--- Start SUPPLIED DATA ---
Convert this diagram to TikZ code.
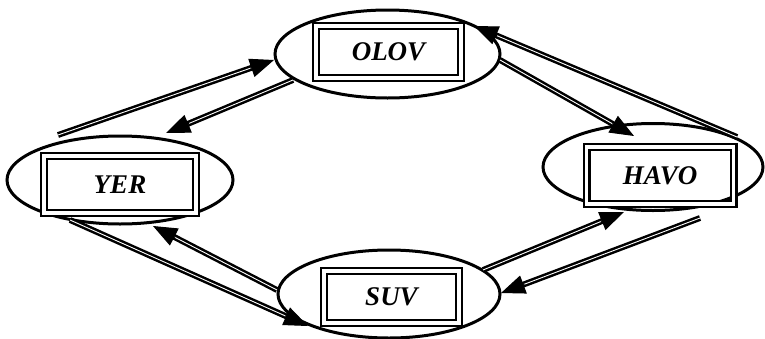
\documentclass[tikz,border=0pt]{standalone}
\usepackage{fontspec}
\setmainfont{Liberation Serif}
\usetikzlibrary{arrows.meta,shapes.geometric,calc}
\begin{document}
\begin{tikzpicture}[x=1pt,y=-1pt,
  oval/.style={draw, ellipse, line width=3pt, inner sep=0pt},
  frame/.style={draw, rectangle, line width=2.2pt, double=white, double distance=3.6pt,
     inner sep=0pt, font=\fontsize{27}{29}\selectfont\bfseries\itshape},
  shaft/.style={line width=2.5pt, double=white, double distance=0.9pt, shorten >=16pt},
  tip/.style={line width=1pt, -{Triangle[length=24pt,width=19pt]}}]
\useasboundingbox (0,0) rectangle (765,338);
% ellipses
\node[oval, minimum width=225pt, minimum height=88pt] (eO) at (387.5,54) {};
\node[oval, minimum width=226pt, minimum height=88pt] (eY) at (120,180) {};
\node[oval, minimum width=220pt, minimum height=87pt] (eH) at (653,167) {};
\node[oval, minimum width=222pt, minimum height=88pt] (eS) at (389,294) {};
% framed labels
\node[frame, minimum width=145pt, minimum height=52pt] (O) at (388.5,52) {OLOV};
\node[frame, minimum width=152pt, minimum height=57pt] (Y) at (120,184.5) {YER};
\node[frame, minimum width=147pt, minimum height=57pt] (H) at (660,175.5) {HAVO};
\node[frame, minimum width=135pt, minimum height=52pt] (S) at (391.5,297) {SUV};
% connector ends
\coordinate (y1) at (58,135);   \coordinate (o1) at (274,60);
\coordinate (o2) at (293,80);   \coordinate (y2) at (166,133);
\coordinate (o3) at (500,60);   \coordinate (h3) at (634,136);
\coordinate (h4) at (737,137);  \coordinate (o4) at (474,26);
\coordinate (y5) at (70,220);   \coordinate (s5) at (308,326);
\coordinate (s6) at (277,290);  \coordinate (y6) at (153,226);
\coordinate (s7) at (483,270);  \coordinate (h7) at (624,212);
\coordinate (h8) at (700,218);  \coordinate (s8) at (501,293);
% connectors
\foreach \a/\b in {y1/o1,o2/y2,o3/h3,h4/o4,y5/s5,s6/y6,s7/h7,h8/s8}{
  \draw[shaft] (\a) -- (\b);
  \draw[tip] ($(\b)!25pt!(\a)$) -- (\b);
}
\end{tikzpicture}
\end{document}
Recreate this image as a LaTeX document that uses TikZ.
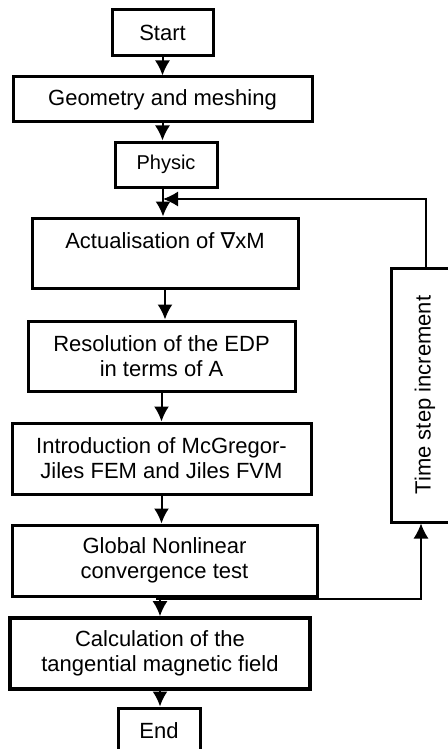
--- End SUPPLIED DATA ---
▶ WHAT YOU NEED TO DO: The records above are to be quoted exactly, with all pictures left out.

▶ REPLY:
Convert this diagram to TikZ code.
\documentclass[tikz,border=0pt]{standalone}
\usepackage{fontspec}
\setmainfont{Liberation Serif}
\usetikzlibrary{arrows.meta,shapes.geometric,calc}
\begin{document}
\begin{tikzpicture}[x=1pt,y=-1pt,
  oval/.style={draw, ellipse, line width=3pt, inner sep=0pt},
  frame/.style={draw, rectangle, line width=2.2pt, double=white, double distance=3.6pt,
     inner sep=0pt, font=\fontsize{27}{29}\selectfont\bfseries\itshape},
  shaft/.style={line width=2.5pt, double=white, double distance=0.9pt, shorten >=16pt},
  tip/.style={line width=1pt, -{Triangle[length=24pt,width=19pt]}}]
\useasboundingbox (0,0) rectangle (765,338);
% ellipses
\node[oval, minimum width=225pt, minimum height=88pt] (eO) at (387.5,54) {};
\node[oval, minimum width=226pt, minimum height=88pt] (eY) at (120,180) {};
\node[oval, minimum width=220pt, minimum height=87pt] (eH) at (653,167) {};
\node[oval, minimum width=222pt, minimum height=88pt] (eS) at (389,294) {};
% framed labels
\node[frame, minimum width=145pt, minimum height=52pt] (O) at (388.5,52) {OLOV};
\node[frame, minimum width=152pt, minimum height=57pt] (Y) at (120,184.5) {YER};
\node[frame, minimum width=147pt, minimum height=57pt] (H) at (660,175.5) {HAVO};
\node[frame, minimum width=135pt, minimum height=52pt] (S) at (391.5,297) {SUV};
% connector ends
\coordinate (y1) at (58,135);   \coordinate (o1) at (274,60);
\coordinate (o2) at (293,80);   \coordinate (y2) at (166,133);
\coordinate (o3) at (500,60);   \coordinate (h3) at (634,136);
\coordinate (h4) at (737,137);  \coordinate (o4) at (474,26);
\coordinate (y5) at (70,220);   \coordinate (s5) at (308,326);
\coordinate (s6) at (277,290);  \coordinate (y6) at (153,226);
\coordinate (s7) at (483,270);  \coordinate (h7) at (624,212);
\coordinate (h8) at (700,218);  \coordinate (s8) at (501,293);
% connectors
\foreach \a/\b in {y1/o1,o2/y2,o3/h3,h4/o4,y5/s5,s6/y6,s7/h7,h8/s8}{
  \draw[shaft] (\a) -- (\b);
  \draw[tip] ($(\b)!25pt!(\a)$) -- (\b);
}
\end{tikzpicture}
\end{document}
Recreate this image as a LaTeX document that uses TikZ.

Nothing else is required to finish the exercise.